— Begin —

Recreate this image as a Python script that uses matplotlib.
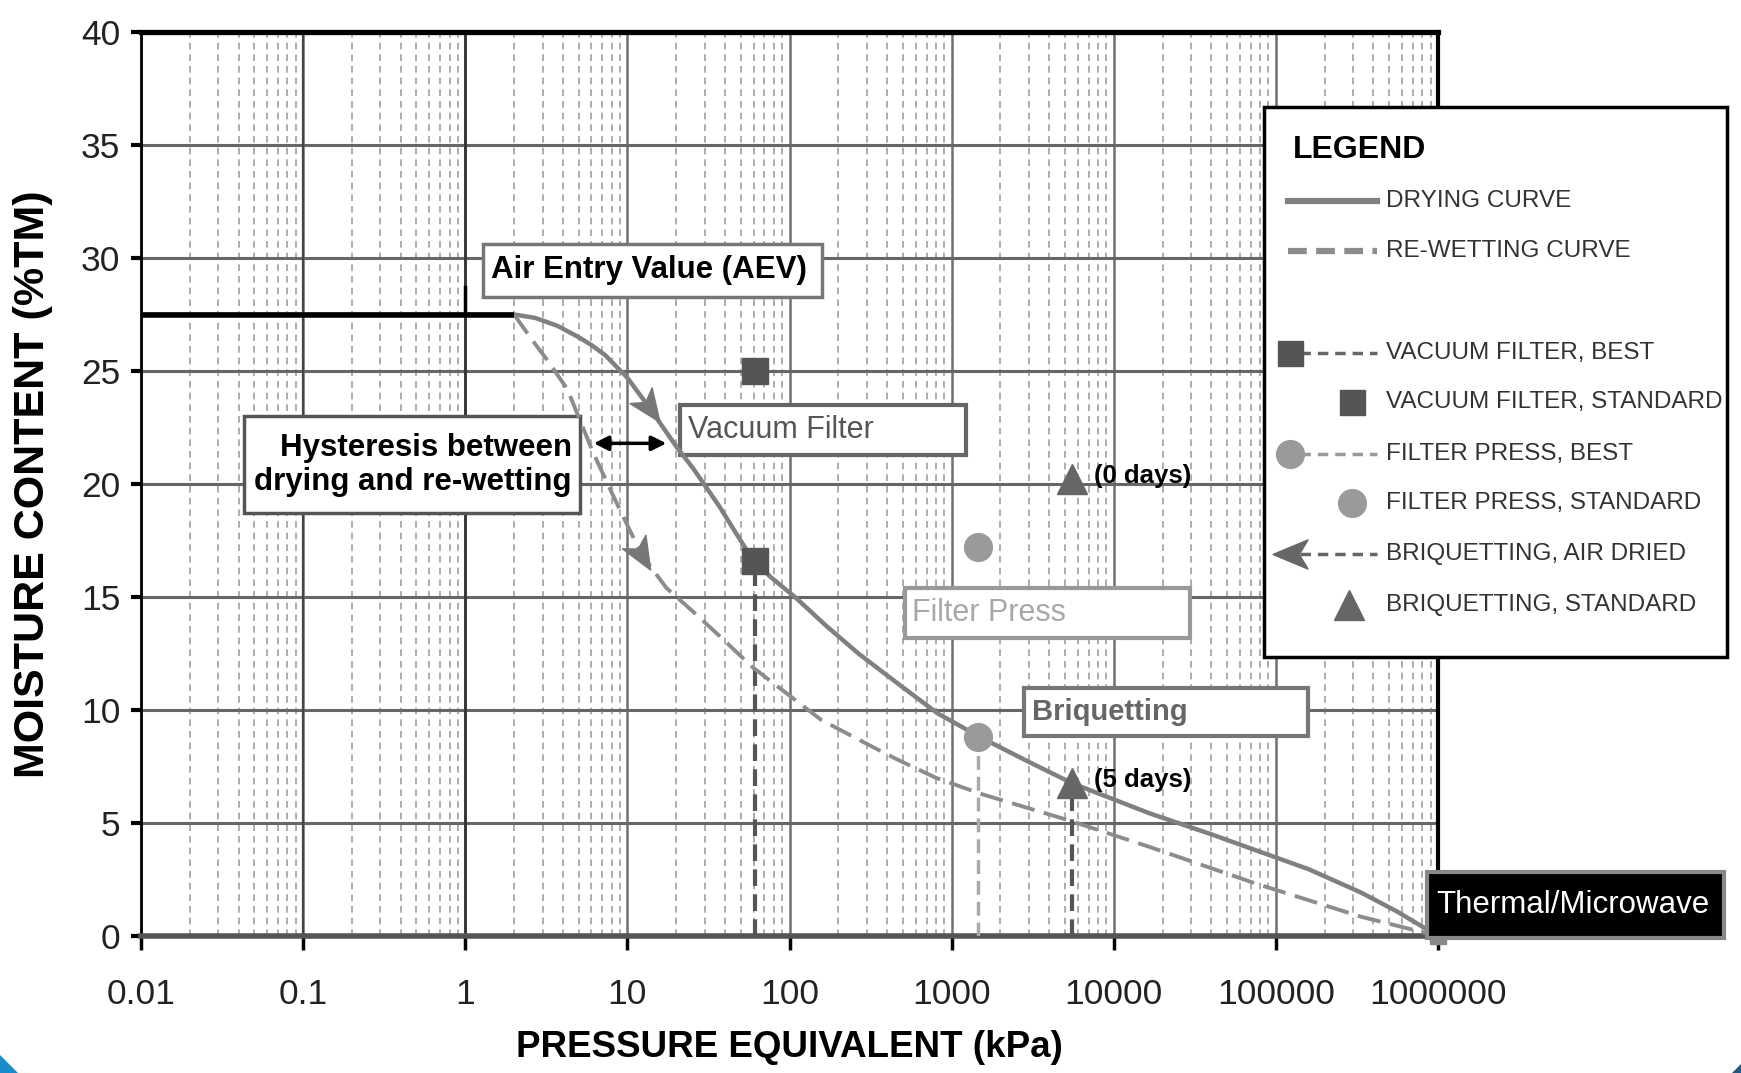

— End —
— Begin —

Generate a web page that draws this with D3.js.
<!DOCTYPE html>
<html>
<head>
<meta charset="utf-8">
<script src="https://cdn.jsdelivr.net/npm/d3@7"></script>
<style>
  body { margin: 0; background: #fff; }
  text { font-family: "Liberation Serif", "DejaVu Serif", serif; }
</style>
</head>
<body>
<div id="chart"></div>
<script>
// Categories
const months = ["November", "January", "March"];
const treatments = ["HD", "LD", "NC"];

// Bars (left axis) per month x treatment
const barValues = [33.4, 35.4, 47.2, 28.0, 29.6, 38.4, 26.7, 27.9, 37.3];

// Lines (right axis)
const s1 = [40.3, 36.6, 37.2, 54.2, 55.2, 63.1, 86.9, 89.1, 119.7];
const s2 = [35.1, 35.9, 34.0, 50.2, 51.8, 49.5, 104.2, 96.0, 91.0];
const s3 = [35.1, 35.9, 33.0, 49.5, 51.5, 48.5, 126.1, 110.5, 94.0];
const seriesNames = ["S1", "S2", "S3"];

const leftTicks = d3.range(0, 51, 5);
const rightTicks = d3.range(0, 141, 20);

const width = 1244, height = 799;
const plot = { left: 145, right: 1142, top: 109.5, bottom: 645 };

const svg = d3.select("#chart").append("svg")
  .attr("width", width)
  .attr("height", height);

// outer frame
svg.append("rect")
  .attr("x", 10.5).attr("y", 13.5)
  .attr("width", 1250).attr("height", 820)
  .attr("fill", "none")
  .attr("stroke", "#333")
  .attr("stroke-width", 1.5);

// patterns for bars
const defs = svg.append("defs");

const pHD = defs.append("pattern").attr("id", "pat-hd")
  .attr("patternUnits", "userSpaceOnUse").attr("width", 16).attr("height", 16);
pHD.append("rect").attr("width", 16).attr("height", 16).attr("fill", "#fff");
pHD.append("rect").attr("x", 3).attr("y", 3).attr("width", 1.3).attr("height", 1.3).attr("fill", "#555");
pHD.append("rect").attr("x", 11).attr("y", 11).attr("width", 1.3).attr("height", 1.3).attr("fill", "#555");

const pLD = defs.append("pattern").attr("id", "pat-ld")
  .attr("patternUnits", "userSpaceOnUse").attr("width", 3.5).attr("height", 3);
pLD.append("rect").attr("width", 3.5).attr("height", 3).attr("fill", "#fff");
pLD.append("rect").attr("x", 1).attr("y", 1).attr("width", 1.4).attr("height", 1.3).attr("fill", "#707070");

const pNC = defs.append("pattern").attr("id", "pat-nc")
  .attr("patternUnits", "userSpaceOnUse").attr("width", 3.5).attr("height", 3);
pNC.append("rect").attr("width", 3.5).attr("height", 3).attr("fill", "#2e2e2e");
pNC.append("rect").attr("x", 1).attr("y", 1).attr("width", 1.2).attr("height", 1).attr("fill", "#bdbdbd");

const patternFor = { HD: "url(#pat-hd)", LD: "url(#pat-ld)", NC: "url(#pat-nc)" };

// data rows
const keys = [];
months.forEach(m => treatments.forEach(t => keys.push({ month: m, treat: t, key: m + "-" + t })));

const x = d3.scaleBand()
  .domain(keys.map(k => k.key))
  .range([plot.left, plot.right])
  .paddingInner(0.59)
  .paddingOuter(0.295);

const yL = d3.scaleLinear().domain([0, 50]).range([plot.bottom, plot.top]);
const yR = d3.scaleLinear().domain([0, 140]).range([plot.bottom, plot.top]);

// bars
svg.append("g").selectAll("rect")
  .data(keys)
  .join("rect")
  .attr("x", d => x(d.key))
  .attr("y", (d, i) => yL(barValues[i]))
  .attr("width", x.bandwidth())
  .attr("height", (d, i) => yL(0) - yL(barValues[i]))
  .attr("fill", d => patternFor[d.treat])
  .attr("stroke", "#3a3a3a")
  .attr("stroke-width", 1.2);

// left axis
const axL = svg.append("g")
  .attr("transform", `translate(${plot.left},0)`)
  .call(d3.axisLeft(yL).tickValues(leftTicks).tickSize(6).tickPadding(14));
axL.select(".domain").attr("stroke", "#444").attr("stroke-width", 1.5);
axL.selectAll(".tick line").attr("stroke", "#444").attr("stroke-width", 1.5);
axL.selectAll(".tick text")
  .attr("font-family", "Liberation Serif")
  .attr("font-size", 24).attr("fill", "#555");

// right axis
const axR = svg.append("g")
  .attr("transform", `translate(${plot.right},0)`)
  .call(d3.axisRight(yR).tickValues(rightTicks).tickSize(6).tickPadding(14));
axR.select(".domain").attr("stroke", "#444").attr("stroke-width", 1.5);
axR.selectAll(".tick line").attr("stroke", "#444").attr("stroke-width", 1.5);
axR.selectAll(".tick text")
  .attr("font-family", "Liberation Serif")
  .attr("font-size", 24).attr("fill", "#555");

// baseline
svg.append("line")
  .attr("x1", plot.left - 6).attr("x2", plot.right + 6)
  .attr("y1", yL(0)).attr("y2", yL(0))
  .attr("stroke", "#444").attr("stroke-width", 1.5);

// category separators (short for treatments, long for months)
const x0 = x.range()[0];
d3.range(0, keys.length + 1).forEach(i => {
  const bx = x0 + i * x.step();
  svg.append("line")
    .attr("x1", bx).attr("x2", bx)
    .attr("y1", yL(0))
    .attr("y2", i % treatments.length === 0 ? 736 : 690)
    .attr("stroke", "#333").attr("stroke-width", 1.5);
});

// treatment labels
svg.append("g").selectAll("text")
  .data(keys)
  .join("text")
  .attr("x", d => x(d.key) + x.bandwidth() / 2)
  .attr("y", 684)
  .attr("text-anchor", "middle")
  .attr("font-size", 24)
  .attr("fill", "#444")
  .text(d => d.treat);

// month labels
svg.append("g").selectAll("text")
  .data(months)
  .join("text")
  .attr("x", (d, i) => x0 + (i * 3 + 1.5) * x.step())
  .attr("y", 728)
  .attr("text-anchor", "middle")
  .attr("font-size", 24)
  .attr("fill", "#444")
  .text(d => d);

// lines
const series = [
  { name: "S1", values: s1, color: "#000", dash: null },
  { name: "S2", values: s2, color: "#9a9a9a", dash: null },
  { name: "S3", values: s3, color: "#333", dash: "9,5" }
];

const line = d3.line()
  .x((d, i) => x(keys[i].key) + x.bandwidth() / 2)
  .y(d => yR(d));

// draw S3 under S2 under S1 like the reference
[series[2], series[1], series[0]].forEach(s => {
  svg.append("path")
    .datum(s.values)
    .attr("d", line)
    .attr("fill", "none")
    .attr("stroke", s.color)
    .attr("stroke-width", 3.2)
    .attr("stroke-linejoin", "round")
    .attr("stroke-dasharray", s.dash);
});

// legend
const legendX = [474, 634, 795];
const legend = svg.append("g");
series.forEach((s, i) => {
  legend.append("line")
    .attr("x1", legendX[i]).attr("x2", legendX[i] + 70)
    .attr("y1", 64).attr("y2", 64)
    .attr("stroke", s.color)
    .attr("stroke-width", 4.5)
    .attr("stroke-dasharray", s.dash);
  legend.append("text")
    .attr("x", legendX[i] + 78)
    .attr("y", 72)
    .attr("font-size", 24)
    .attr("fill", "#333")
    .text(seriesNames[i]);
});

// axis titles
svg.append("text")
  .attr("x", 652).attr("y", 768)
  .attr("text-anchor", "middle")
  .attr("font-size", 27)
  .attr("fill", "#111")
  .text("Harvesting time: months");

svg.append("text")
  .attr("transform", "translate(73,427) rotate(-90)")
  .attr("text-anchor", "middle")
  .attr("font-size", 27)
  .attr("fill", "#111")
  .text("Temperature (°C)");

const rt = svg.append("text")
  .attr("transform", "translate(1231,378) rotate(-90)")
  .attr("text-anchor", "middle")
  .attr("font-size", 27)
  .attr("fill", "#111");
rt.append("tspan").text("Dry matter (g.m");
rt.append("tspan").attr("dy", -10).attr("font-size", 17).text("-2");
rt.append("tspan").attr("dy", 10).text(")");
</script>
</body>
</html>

— End —

▶ Given exercise
Pull out all lines containing "that".

▶ Answer to the task
Recreate this image as a Python script that uses matplotlib.
Generate a web page that draws this with D3.js.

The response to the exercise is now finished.